I ask you, what is any self-respecting Reaction hack who admires his 2006 Songs from the Labyrinth album of John Dowland songs expected to do? Butt in. That’s what.
Slurping courage from my coconut and peanut smoothie I walked across and introduced myself. At best Sting might punch me, at worst, we would have a conversation.
After a shrug of resignation on his part we had a conversation.
I am addicted to Labyrinth because Sting takes the 16th century Dowland to a sound world very different from the familiar classical interpretations with which we are familiar. Beautifully crafted they may be, but they lack the earthiness Sting injects into what is, essentially, folk music. His whole career has been about innovation and artistic curiosity.
Newsflash! Sting has been asked to consider recording a successor album, of Benjamin Britten songs. What do I think? I point out that Britten wrote mostly for his partner, Peter Pears, and the style may not suit Sting’s voice.
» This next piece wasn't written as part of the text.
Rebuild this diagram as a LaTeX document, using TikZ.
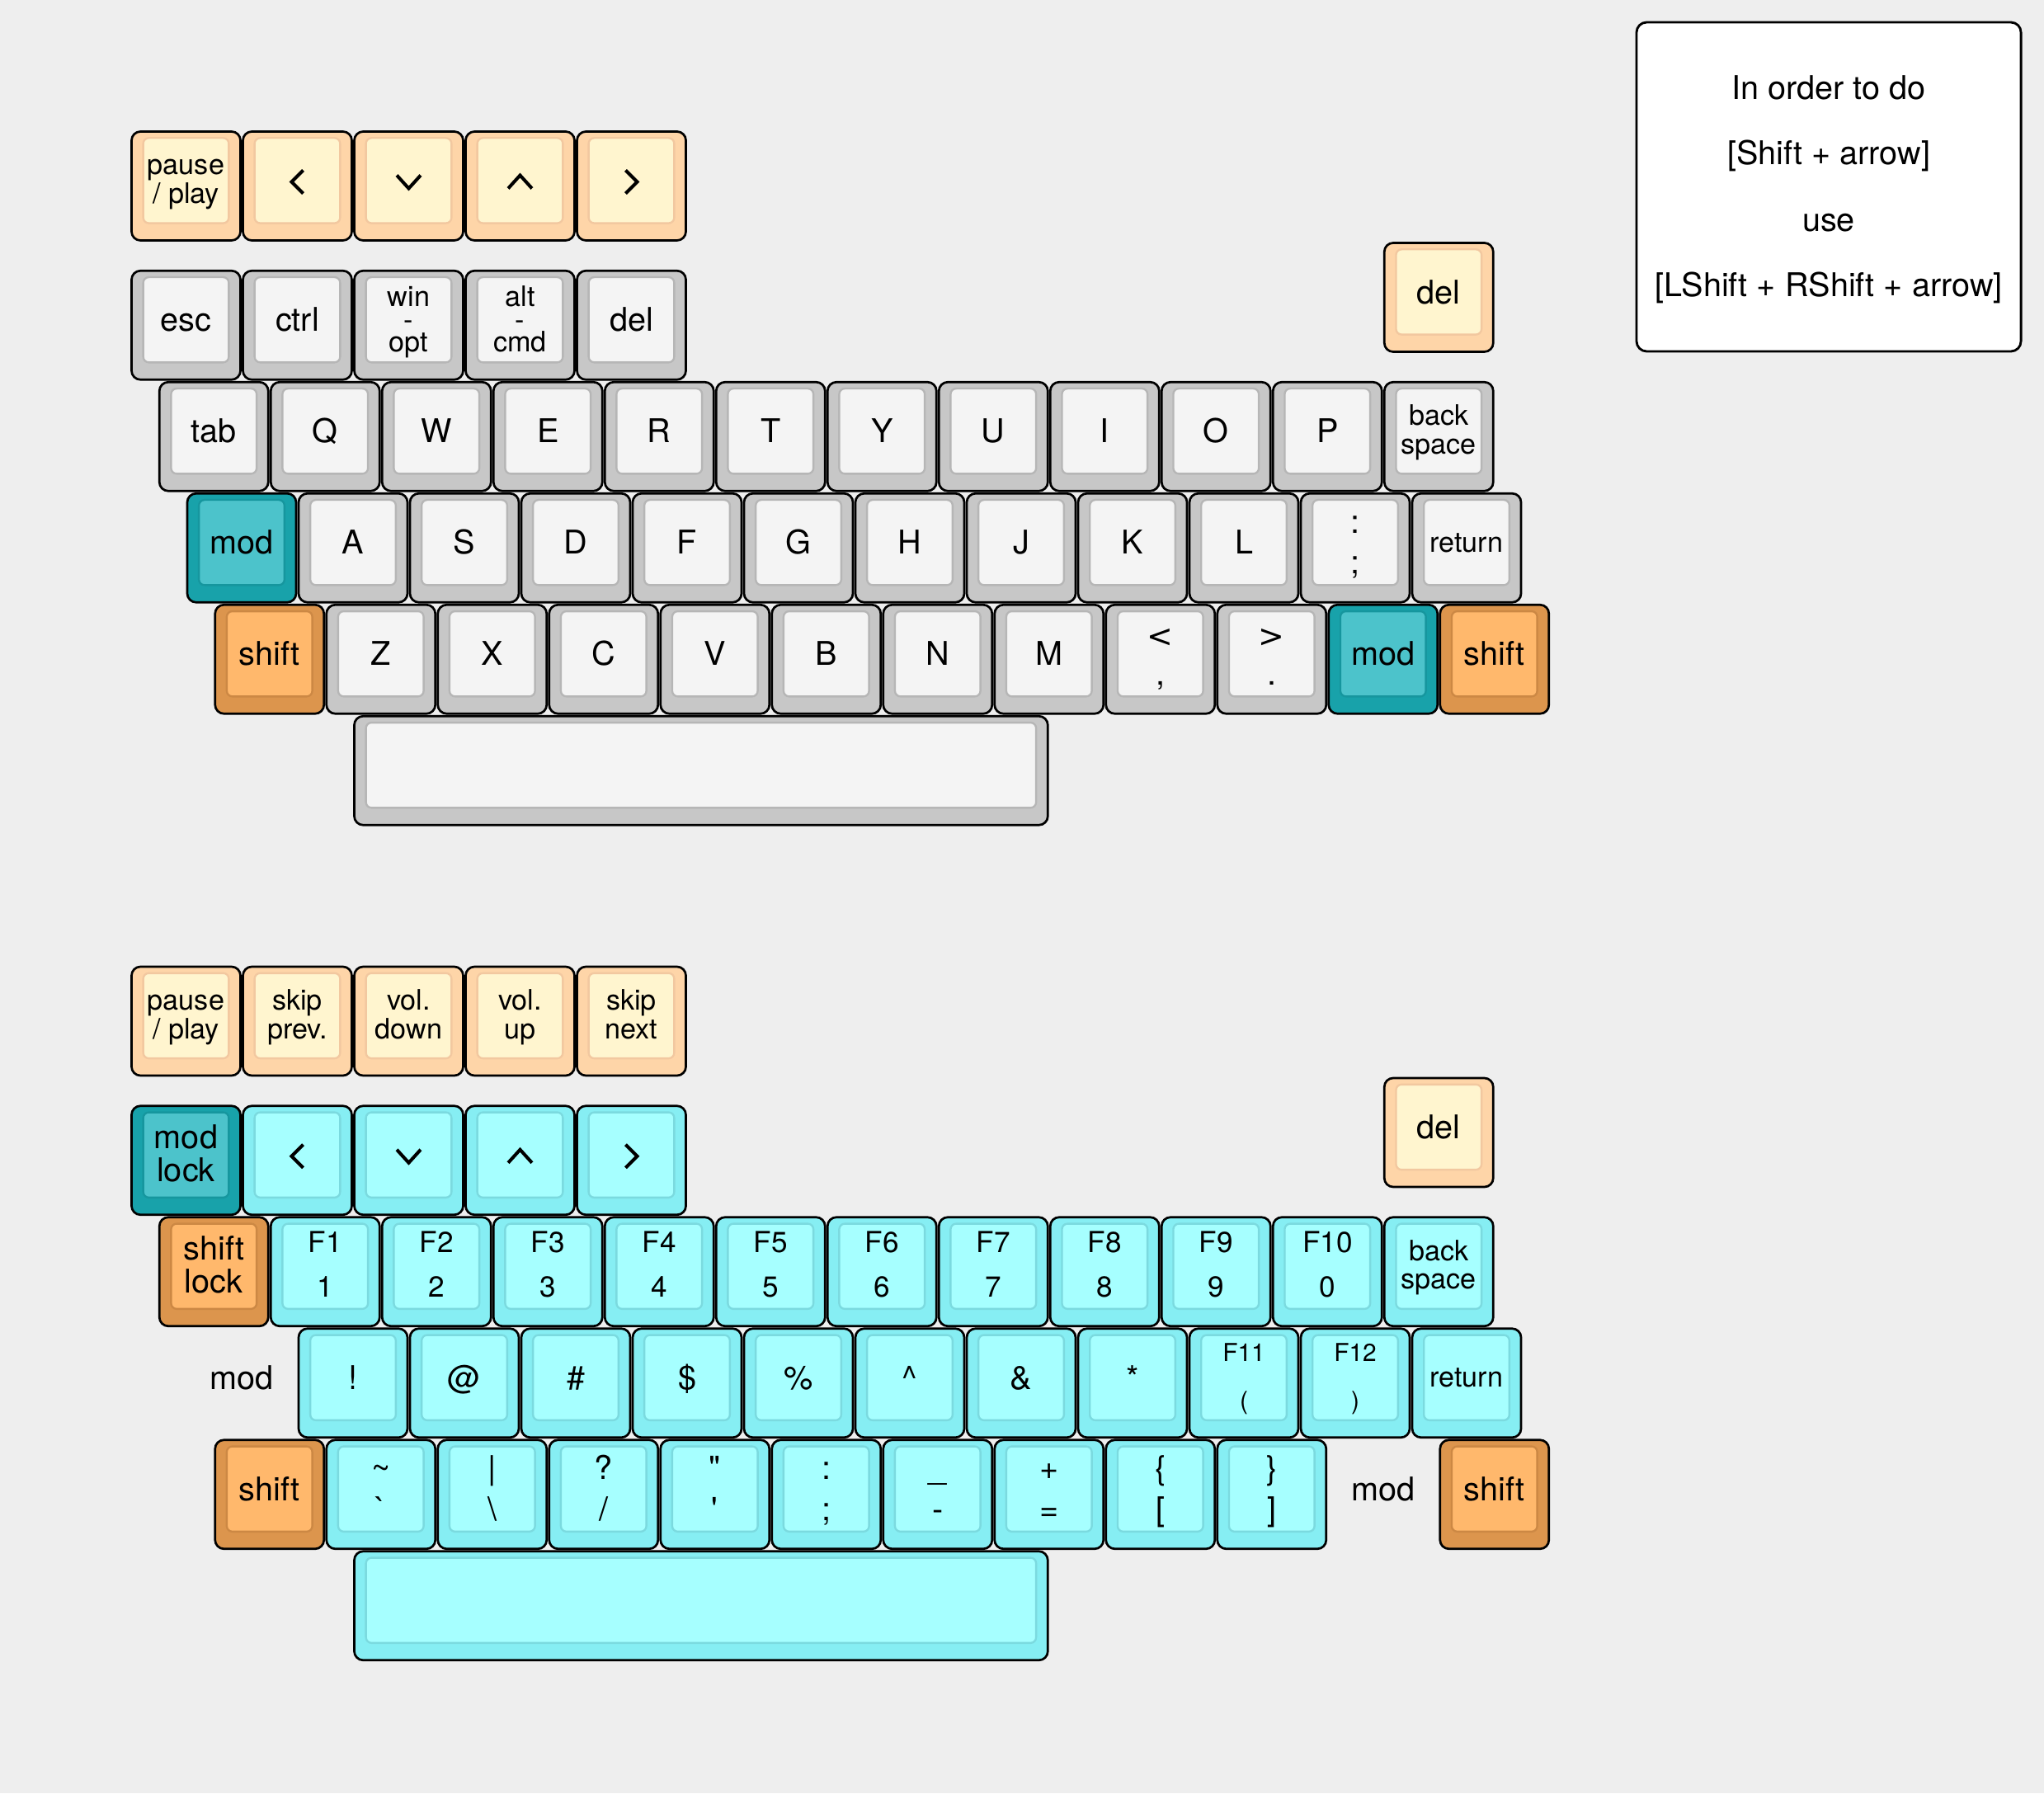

What else should he be looking at? We have a conversation about Ralph Vaughan Williams, the uber-collector of English tavern songs and village folk music.
He cocks an ear. I get the impression I am chatting with an artist still very much on a mission. Not yet tramping the well-worn, goldie-oldie circuit.
So, when Sting’s ground-breaking album, Last Songs from the Four Seasons Skyhigh, hits the airwaves, I expect a credit. I shall certainly review it here.